September 3, 2019
Acts 16:36-41 (NIV)
Paul came to Derbe and then to Lystra, where a disciple named Timothy lived, whose mother was Jewish and a believer but whose father was a Greek. The believers at Lystra and Iconium spoke well of him. Paul wanted to take him along on the journey, so he circumcised him because of the Jews who lived in that area, for they all knew that his father was a Greek. As they traveled from town to town, they delivered the decisions reached by the apostles and elders in Jerusalem for the people to obey. So the churches were strengthened in the faith and grew daily in numbers.
One of the things I’ve discovered is the life-changing practice of taking others along on the journey with you. From my earliest days in life, my father loaded me up in the truck, often along with my sisters, and took us along on the journey of farming. I remember many times as a boy when my parents took me along on the journey to visit an elderly person who was a “shut-in” in order to take them the Lord’s Supper. My father often took me along on the journey when he went to the homes of grieving friends who had lost a loved one.
Though I didn’t realize it at the time, those were some of the most important learning moments of my life. I could scarcely articulate what I learned on those journeys. I could only teach it to someone by taking them along on the journey.
I will be forever grateful for people like Jim Hightower and Maxie Dunnam and Paul Baddour who took me along for the journey at critical points in my life. When someone takes us along on the journey we go to places we never would have found on our own and we become people we never would have become but for those journeys.
One of my closest friends today is a man by the name of Mark Benjamin. I mentored Mark for several years through his time in seminary and beyond. I suppose I still mentor him now, yet at many points I find he also mentors me (that’s how the journey works).
It gave me great joy a few years back when Mark invited our oldest son, David, (14 at the time) to go along on the journey with him and another leader on a mission to Haiti later. Missing a week of school paled in comparison to what was learned along the way on that journey.

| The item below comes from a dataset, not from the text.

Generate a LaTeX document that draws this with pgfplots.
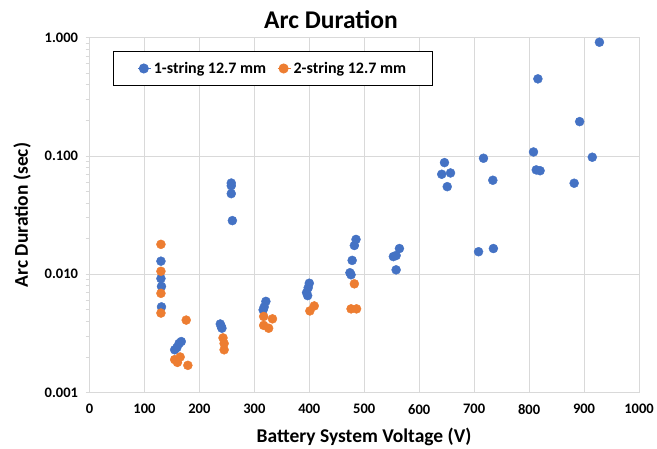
\documentclass[border=0pt]{standalone}
\usepackage{pgfplots}
\pgfplotsset{compat=1.18}
\usepackage{fontspec}
\setmainfont{Carlito}

\definecolor{oneStr}{HTML}{4472C4}
\definecolor{twoStr}{HTML}{ED7D31}
\definecolor{gridc}{HTML}{D9D9D9}

\begin{document}
\begin{tikzpicture}[x=1pt,y=1pt]
\path[use as bounding box] (0,0) rectangle (657,449);
\begin{axis}[
  at={(89.5pt,56.4pt)}, anchor=south west,
  scale only axis, width=549.5pt, height=355pt,
  xmin=0, xmax=1000, ymin=0.001, ymax=1, ymode=log,
  xtick={0,100,...,1000},
  ytick={0.001,0.01,0.1,1},
  yticklabels={0.001,0.010,0.100,1.000},
  minor ytick={0.002,0.003,0.004,0.005,0.006,0.007,0.008,0.009,
               0.02,0.03,0.04,0.05,0.06,0.07,0.08,0.09,
               0.2,0.3,0.4,0.5,0.6,0.7,0.8,0.9},
  axis line style={gridc, line width=0.8pt},
  grid style={gridc, line width=0.8pt},
  xmajorgrids, ymajorgrids,
  tick pos=left, tick align=outside,
  xtick style={draw=none},
  ytick style={gridc, line width=0.8pt},
  major tick length=4pt, minor tick length=4pt,
  /pgf/number format/assume math mode=true,
  /pgf/number format/set thousands separator={},
  ticklabel style={font=\fontsize{14.5}{16}\selectfont\bfseries},
  xticklabel style={yshift=-4pt},
  yticklabel style={xshift=-4pt},
  legend style={at={(0.0428,0.963)}, anchor=north west,
    draw=black, line width=0.8pt, inner xsep=24pt, inner ysep=9pt,
    legend columns=2, font=\fontsize{16}{18}\selectfont\bfseries,
    /tikz/every even column/.append style={column sep=9pt}},
  legend cell align=left,
  legend image code/.code={\path (0pt,0pt) -- (13.6pt,0pt);
    \fill[#1] (6pt,0pt) circle (4.6pt);},
]
\addplot[only marks, mark=*, mark size=4.5pt, color=oneStr]
  table {
x y
130 0.0129
130 0.0092
131 0.0079
131 0.0053
155 0.0023
159 0.0024
163 0.0026
167 0.0027
238 0.0038
240 0.0036
241 0.0035
258 0.059
258 0.056
258 0.048
260 0.0284
316 0.0050
318 0.0053
321 0.0059
395 0.0070
397 0.0066
398 0.0077
400 0.0084
474 0.0103
476 0.0099
478 0.0131
482 0.0175
485 0.0197
553 0.0141
558 0.0144
558 0.0109
564 0.0165
641 0.0700
646 0.0878
651 0.0550
657 0.0718
708 0.0155
717 0.0956
734 0.0623
735 0.0165
808 0.108
813 0.0762
816 0.448
820 0.0750
882 0.0588
892 0.195
915 0.0975
928 0.914
};
\addlegendentry{1-string 12.7 mm}
\addplot[only marks, mark=*, mark size=4.5pt, color=twoStr]
  table {
x y
130 0.0179
130 0.0106
130 0.0069
130 0.0047
155 0.0019
160 0.0018
165 0.0020
176 0.0041
179 0.0017
243 0.0029
245 0.0026
245 0.0023
317 0.0044
317 0.0037
326 0.0035
333 0.0042
401 0.0049
409 0.0054
476 0.0051
482 0.0083
486 0.0051
};
\addlegendentry{2-string 12.7 mm}
\end{axis}
\node[font=\fontsize{25.5}{30}\selectfont\bfseries] at (331,429) {Arc Duration};
\node[font=\fontsize{19.5}{23}\selectfont\bfseries] at (364,12) {Battery System Voltage (V)};
\node[font=\fontsize{19.5}{23}\selectfont\bfseries, rotate=90] at (22,234) {Arc Duration (sec)};
\end{tikzpicture}
\end{document}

Isn’t that what Jesus did? He took twelve along for the journey. Isn’t that what discipleship really is? The relationship between Paul and Timothy still teaches us after two thousand years. Their seemingly ordinary relationship made history. These kinds of relationships always do, whether the history gets recorded or not.
COME HOLY SPIRIT!
How about you? Who has taken you along for the journey? Who have you taken along for the journey? Who might you take along for the journey in the days ahead?